Getting rid of the speaker crossovers was a huge improvement, both in terms of clarity and pace as well as delivered power. The stock crossovers soak up a lot of power! In a typical third-order crossover like Magnepans, as much as 75% of the power is wasted in the crossover (or so I'm told). My speakers are MUCH more dynamic run this way than with speaker-level crossovers.

So, I agree with you that this is a superior way to drive speakers. The Linkwitz Orions fit this philosophy as do the Sandersound 10B speakers or the Emerald Physics speakers with Behringer crossovers. Then there's the whole single-driver camp using Lowther's etc. with no crossovers.

That said, there are many fine designs with creatively tuned crossovers that will NOT sound good driven directly. In particular, phase relationships between drivers and the perceptual effects of phase coherence adjustments are critically important to many designs. Not something to just be applied to any old speaker!

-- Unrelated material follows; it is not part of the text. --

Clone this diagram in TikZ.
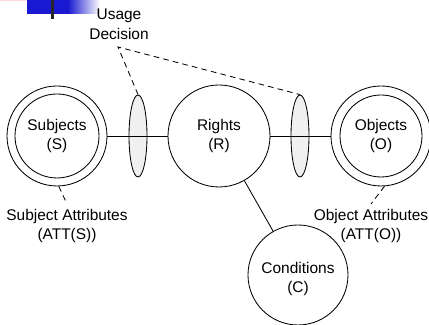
\documentclass[tikz,border=0pt]{standalone}
\usepackage{fontspec}
\setmainfont{Liberation Sans}
\usepackage{tikz}
\usetikzlibrary{positioning,shapes.geometric}

\tikzset{
    entity/.style={draw, circle, semithick, inner sep=0pt, align=center, font=\fontsize{11}{14}\selectfont},
    gate/.style={draw, ellipse, semithick, fill=gray!12, minimum width=0.45cm, minimum height=2.05cm, inner sep=0pt},
    label/.style={align=center, font=\fontsize{11}{14}\selectfont},
}

\begin{document}
\begin{tikzpicture}
    \useasboundingbox (0,0) rectangle (10.725,8.125);

    % Corner bar
    \fill[pink!60] (0,8.1) rectangle (1.075,8.125);
    \fill[blue!80!black!90] (0.675,7.775) rectangle (1.7,8.125);
    \shade[left color=blue!80!black!90, right color=white] (1.7,7.775) rectangle (2.5,8.125);
    \fill[black!85] (1.275,7.65) rectangle (1.35,8.125);

    % Gates
    \node[gate] (lgate) at (3.45,4.725) {};
    \node[gate] (rgate) at (7.5,4.725) {};

    % Entities
    \node[entity, minimum size=2.5cm] (subj) at (1.425,4.725) {};
    \node[entity, minimum size=2.1cm] (subjin) at (subj) {Subjects\\(S)};
    \node[entity, minimum size=2.55cm] (rights) at (5.475,4.725) {Rights\\(R)};
    \node[entity, minimum size=2.5cm] (obj) at (9.525,4.725) {};
    \node[entity, minimum size=2.05cm] (objin) at (obj) {Objects\\(O)};
    \node[entity, minimum size=2.5cm] (cond) at (7.45,1.25) {};
    \node[label] (condtext) at (7.45,1.15) {Conditions\\(C)};

    % Labels
    \node[label] (usage) at (2.975,7.525) {Usage\\Decision};
    \coordinate (apex) at (2.95,6.95);
    \node[label] (satt) at (1.675,2.475) {Subject Attributes\\(ATT(S))};
    \node[label] (oatt) at (9.275,2.475) {Object Attributes\\(ATT(O))};

    % Connections
    \draw[semithick] (subj) -- (rights);
    \draw[semithick] (rights) -- (obj);
    \draw[semithick] (rights) -- (cond);

    \draw[semithick, dash pattern=on 4pt off 3pt] (lgate.north) -- (apex) -- (rgate.north);
    \draw[semithick, dash pattern=on 4pt off 3pt] (subj.-88) -- (satt.north);
    \draw[semithick, dash pattern=on 4pt off 3pt] (obj.-86) -- (oatt.north);
\end{tikzpicture}
\end{document}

This category includes all modern Meridian systems which also incorporate room correction.
I like to run active xovers for woofers and subwoofers but find them impractical against passive xovers for higher frequencies such as the tweeter/mid. A lot has to do with the size and cost of the xover components and assosciated phase shifts. A 0.68 mH air core coil (roughly 2.5 kHz @ 4 ohms, 2nd order) is lot less intrusive than a 6.8 mH iron core (approx. 400 Hz @8 ohms). And that's not getting into guage and cost.

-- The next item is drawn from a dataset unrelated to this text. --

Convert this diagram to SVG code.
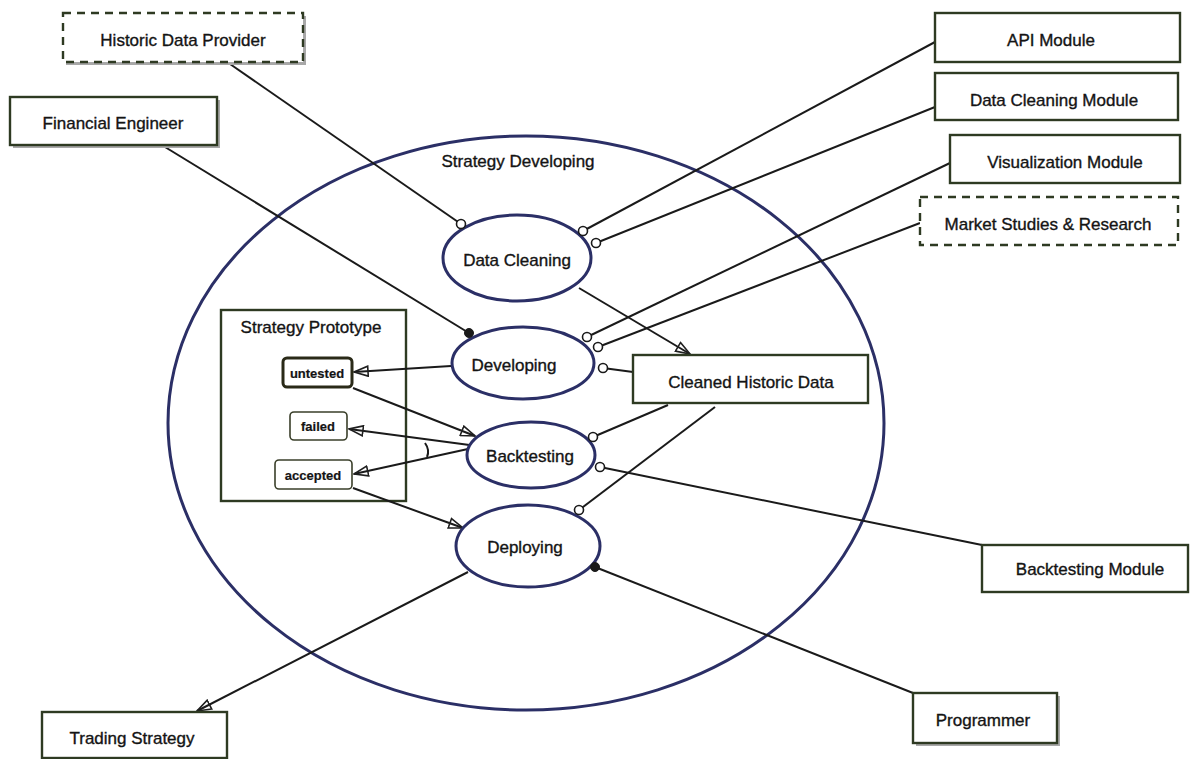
<svg xmlns="http://www.w3.org/2000/svg" width="1195" height="759" viewBox="0 0 1195 759">
  <defs>
    <marker id="open-arrow" viewBox="0 0 16 12" refX="15" refY="6" markerWidth="16" markerHeight="12" markerUnits="userSpaceOnUse" orient="auto">
      <path d="M1,1 L15,6 L1,11 Z" fill="none" stroke="#1f1f1f" stroke-width="1.6" stroke-linejoin="miter"/>
    </marker>
  </defs>
  <style>
    text { font-family: "Liberation Sans", Arial, sans-serif; fill: #141414; stroke: #141414; stroke-width: 0.35; text-anchor: middle; dominant-baseline: central; }
    .lbl { font-size: 17px; }
    .small { font-size: 13px; font-weight: bold; stroke-width: 0.2; }
    .box { fill: #ffffff; stroke: #2e3a22; stroke-width: 2.4; }
    .dashed { fill: #ffffff; stroke: #2e3a22; stroke-width: 2.4; stroke-dasharray: 8 6; }
    .shadow { fill: #a8a8a8; }
    .usecase { fill: #ffffff; stroke: #2b2f66; stroke-width: 3; }
    .state { fill: #ffffff; stroke: #3a3f2a; stroke-width: 1.6; }
    .state-init { fill: #ffffff; stroke: #2a2a18; stroke-width: 3; }
    .line { fill: none; stroke: #1a1a1a; stroke-width: 2; }
    .port { fill: #ffffff; stroke: #1a1a1a; stroke-width: 1.6; }
    .dot { fill: #1a1a1a; stroke: #1a1a1a; stroke-width: 1; }
  </style>
  <rect width="1195" height="759" fill="#ffffff"/>

  <!-- system boundary -->
  <g id="strategy-developing">
    <ellipse cx="526" cy="423" rx="358" ry="287" fill="none" stroke="#2b2f66" stroke-width="3"/>
    <text class="lbl" x="518" y="161">Strategy Developing</text>
  </g>

  <!-- state container -->
  <g id="strategy-prototype">
    <rect class="box" x="221" y="310" width="185" height="191"/>
    <text class="lbl" x="311" y="327">Strategy Prototype</text>
  </g>

  <!-- connectors -->
  <g id="connectors">
    <line class="line" x1="230" y1="64" x2="461" y2="224"/>
    <line class="line" x1="165" y1="147" x2="469" y2="333"/>
    <line class="line" x1="935" y1="42" x2="583" y2="231"/>
    <line class="line" x1="935" y1="107" x2="596" y2="243"/>
    <line class="line" x1="950" y1="163" x2="587" y2="337"/>
    <line class="line" x1="920" y1="223" x2="598" y2="347"/>
    <line class="line" x1="633" y1="372" x2="603" y2="368"/>
    <line class="line" x1="579" y1="288" x2="690" y2="354" marker-end="url(#open-arrow)"/>
    <line class="line" x1="451" y1="366" x2="354" y2="372" marker-end="url(#open-arrow)"/>
    <line class="line" x1="353" y1="388" x2="475" y2="436" marker-end="url(#open-arrow)"/>
    <line class="line" x1="477" y1="446" x2="349" y2="429" marker-end="url(#open-arrow)"/>
    <line class="line" x1="477" y1="447" x2="354" y2="474" marker-end="url(#open-arrow)"/>
    <path class="line" d="M425,443 Q430,450 427,457" stroke-width="1.4"/>
    <line class="line" x1="353" y1="488" x2="463" y2="528" marker-end="url(#open-arrow)"/>
    <line class="line" x1="668" y1="405" x2="593" y2="437"/>
    <line class="line" x1="715" y1="407" x2="579" y2="510"/>
    <line class="line" x1="982" y1="545" x2="600" y2="467"/>
    <line class="line" x1="913" y1="693" x2="595" y2="567"/>
    <line class="line" x1="468" y1="572" x2="197" y2="711" marker-end="url(#open-arrow)"/>
  </g>

  <!-- use cases -->
  <g id="data-cleaning">
    <ellipse class="usecase" cx="517" cy="258" rx="74" ry="43"/>
    <text class="lbl" x="517" y="260">Data Cleaning</text>
  </g>
  <g id="developing">
    <ellipse class="usecase" cx="523" cy="363" rx="71" ry="36"/>
    <text class="lbl" x="514" y="365">Developing</text>
  </g>
  <g id="backtesting">
    <ellipse class="usecase" cx="531" cy="455" rx="64" ry="33"/>
    <text class="lbl" x="530" y="456">Backtesting</text>
  </g>
  <g id="deploying">
    <ellipse class="usecase" cx="528" cy="546" rx="72" ry="41"/>
    <text class="lbl" x="525" y="547">Deploying</text>
  </g>

  <!-- prototype states -->
  <g id="untested">
    <rect class="state-init" x="283" y="358" width="69" height="29" rx="4"/>
    <text class="small" x="317" y="373">untested</text>
  </g>
  <g id="failed">
    <rect class="state" x="290" y="412" width="57" height="28" rx="4"/>
    <text class="small" x="318" y="426">failed</text>
  </g>
  <g id="accepted">
    <rect class="state" x="275" y="460" width="77" height="29" rx="4"/>
    <text class="small" x="313" y="475">accepted</text>
  </g>

  <!-- actors and artifacts -->
  <g id="historic-data-provider">
    <rect class="shadow" x="66" y="16" width="240" height="49"/>
    <rect class="dashed" x="63" y="13" width="240" height="49"/>
    <text class="lbl" x="183" y="40">Historic Data Provider</text>
  </g>
  <g id="financial-engineer">
    <rect class="shadow" x="13" y="100" width="207" height="48"/>
    <rect class="box" x="10" y="97" width="207" height="48"/>
    <text class="lbl" x="113" y="123">Financial Engineer</text>
  </g>
  <g id="api-module">
    <rect class="box" x="935" y="13" width="245" height="49"/>
    <text class="lbl" x="1051" y="40">API Module</text>
  </g>
  <g id="data-cleaning-module">
    <rect class="box" x="935" y="73" width="243" height="47"/>
    <text class="lbl" x="1054" y="100">Data Cleaning Module</text>
  </g>
  <g id="visualization-module">
    <rect class="box" x="950" y="135" width="230" height="48"/>
    <text class="lbl" x="1065" y="162">Visualization Module</text>
  </g>
  <g id="market-studies">
    <rect class="dashed" x="920" y="197" width="258" height="48"/>
    <text class="lbl" x="1048" y="224">Market Studies &amp; Research</text>
  </g>
  <g id="cleaned-historic-data">
    <rect class="box" x="633" y="355" width="235" height="48"/>
    <text class="lbl" x="751" y="382">Cleaned Historic Data</text>
  </g>
  <g id="backtesting-module">
    <rect class="box" x="982" y="545" width="206" height="47"/>
    <text class="lbl" x="1090" y="569">Backtesting Module</text>
  </g>
  <g id="programmer">
    <rect class="shadow" x="916" y="696" width="144" height="50"/>
    <rect class="box" x="913" y="693" width="144" height="50"/>
    <text class="lbl" x="983" y="720">Programmer</text>
  </g>
  <g id="trading-strategy">
    <rect class="box" x="42" y="712" width="185" height="46"/>
    <text class="lbl" x="132" y="738">Trading Strategy</text>
  </g>

  <!-- interface ends -->
  <g id="ports">
    <circle class="port" cx="461" cy="224" r="4.5"/>
    <circle class="port" cx="583" cy="231" r="4.5"/>
    <circle class="port" cx="596" cy="243" r="4.5"/>
    <circle class="port" cx="587" cy="337" r="4.5"/>
    <circle class="port" cx="598" cy="347" r="4.5"/>
    <circle class="port" cx="603" cy="368" r="4.5"/>
    <circle class="port" cx="593" cy="437" r="4.5"/>
    <circle class="port" cx="600" cy="467" r="4.5"/>
    <circle class="port" cx="579" cy="510" r="4.5"/>
    <circle class="dot" cx="469" cy="333" r="4.5"/>
    <circle class="dot" cx="595" cy="567" r="4.5"/>
  </g>
</svg>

Most ribbon tweeters require some sort of xover, or at minimum, a capacitor for protection.
Ya sorry it's my first one so it got duplicated from going backward and forwards with the browser. Sorry all.
Yes Dfhaleycko...the crossovers eat a TON of power up, and they soften everything...caps by their very nature smear sound by storing energy, then releasing it. No wonder your Maggies are so much more dynamic. Getting the crossover points is crucial to not blowing things up, level matching is fairly easy by ear with the gain controls, and if you have good phase accurate slopes, it should sound even more 3D. I'd love to hear biamped Maggies; that's where they always lacked passively, in the dynamics department. They're time-aligned just by nature too!